Using MySQL version 5.5.28,
I have a table defined as such:
CREATE TABLE IF NOT EXISTS `groups` (
`id` int(10) unsigned NOT NULL AUTO_INCREMENT,
`name` varchar(80) NOT NULL,
`desc` text NOT NULL,
`permissions` varchar(80) NOT NULL,
PRIMARY KEY (`id`)
) ENGINE=MyISAM DEFAULT CHARSET=latin1 ;
As you can see, it's pretty simple. I have a primary key on the id field.

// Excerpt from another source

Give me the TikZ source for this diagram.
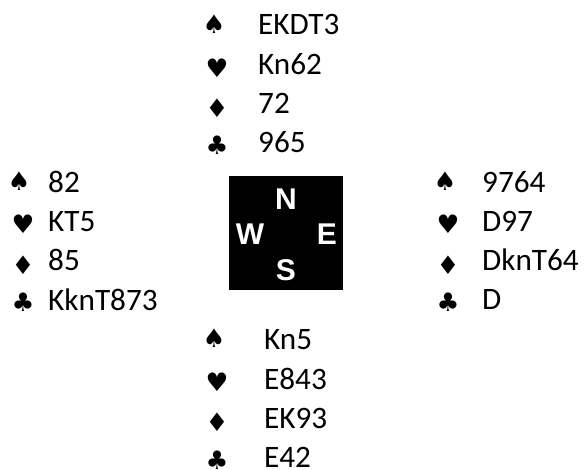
\documentclass[tikz,border=0pt]{standalone}
\usepackage{fontspec}
\setmainfont{Carlito}
\newfontfamily\suitfont{DejaVu Sans}
\newfontfamily\compassfont{Liberation Sans}
\tikzset{
  x=1pt,y=-1pt,
  holding/.style={anchor=base west,inner sep=0pt,font=\fontsize{31.2}{31.2}\selectfont,text=black},
  suit/.style={anchor=base,inner sep=0pt,font=\suitfont\fontsize{25.5}{25.5}\selectfont,text=black},
  compass/.style={anchor=base,inner sep=0pt,font=\compassfont\bfseries\fontsize{30}{30}\selectfont,text=white},
  board/.style={fill=black,draw=none,inner sep=0pt,minimum size=114pt}
}
\begin{document}
\begin{tikzpicture}
\useasboundingbox (0,0) rectangle (584,469);
\node[board] (box) at (286,233) {};
\node[compass] (cn) at (286,209) {N};
\node[compass] (cw) at (250,244) {W};
\node[compass] (ce) at (327,244) {E};
\node[compass] (cs) at (286,280) {S};
% North
\node[suit] (n1) at (214,33.5) {♠}; \node[holding] (nt1) at (258,34.5) {EKDT3};
\node[suit] (n2) at (217,77) {♥}; \node[holding] (nt2) at (258,74) {Kn62};
\node[suit] (n3) at (217,117.5) {♦}; \node[holding] (nt3) at (258,113) {72};
\node[suit] (n4) at (217,154) {♣}; \node[holding] (nt4) at (258,152) {965};
% West
\node[suit] (w1) at (19,190.5) {♠}; \node[holding] (wt1) at (48,192) {82};
\node[suit] (w2) at (23,233.5) {♥}; \node[holding] (wt2) at (48,231) {KT5};
\node[suit] (w3) at (23,274.5) {♦}; \node[holding] (wt3) at (48,270) {85};
\node[suit] (w4) at (23,311.5) {♣}; \node[holding] (wt4) at (48,310) {KknT873};
% East
\node[suit] (e1) at (445,190.5) {♠}; \node[holding] (et1) at (482,192) {9764};
\node[suit] (e2) at (448,233.5) {♥}; \node[holding] (et2) at (482,231) {D97};
\node[suit] (e3) at (448,274.5) {♦}; \node[holding] (et3) at (482,270) {DknT64};
\node[suit] (e4) at (448,311.5) {♣}; \node[holding] (et4) at (482,309) {D};
% South
\node[suit] (s1) at (214,347.5) {♠}; \node[holding] (st1) at (264,349) {Kn5};
\node[suit] (s2) at (217,391) {♥}; \node[holding] (st2) at (264,389) {E843};
\node[suit] (s3) at (217,431.5) {♦}; \node[holding] (st3) at (264,428) {EK93};
\node[suit] (s4) at (217,469.5) {♣}; \node[holding] (st4) at (264,467) {E42};
\end{tikzpicture}
\end{document}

Now, I query against it using something like this:
SELECT permissions FROM groups WHERE id IN ('9', '8', '6','14','11','7','5');
Unfortunately it refuses to use the key, and it shows up in my slow query log.
Performing EXPLAIN on it provides:
mysql> EXPLAIN SELECT permissions FROM groups WHERE id IN ('9', '8', '6','14','11','7','5');
+----+-------------+--------+------+---------------+------+---------+------+------+-------------+
| id | select_type | table | type | possible_keys | key | key_len | ref | rows | Extra |
+----+-------------+--------+------+---------------+------+---------+------+------+-------------+
| 1 | SIMPLE | groups | ALL | PRIMARY | NULL | NULL | NULL | 16 | Using where |
+----+-------------+--------+------+---------------+------+---------+------+------+-------------+
1 row in set (0.00 sec)
It only has less than 20 rows in the entire table, so I get why it wouldn't likely use the index. But, why would this be a "slow query" for MySQL?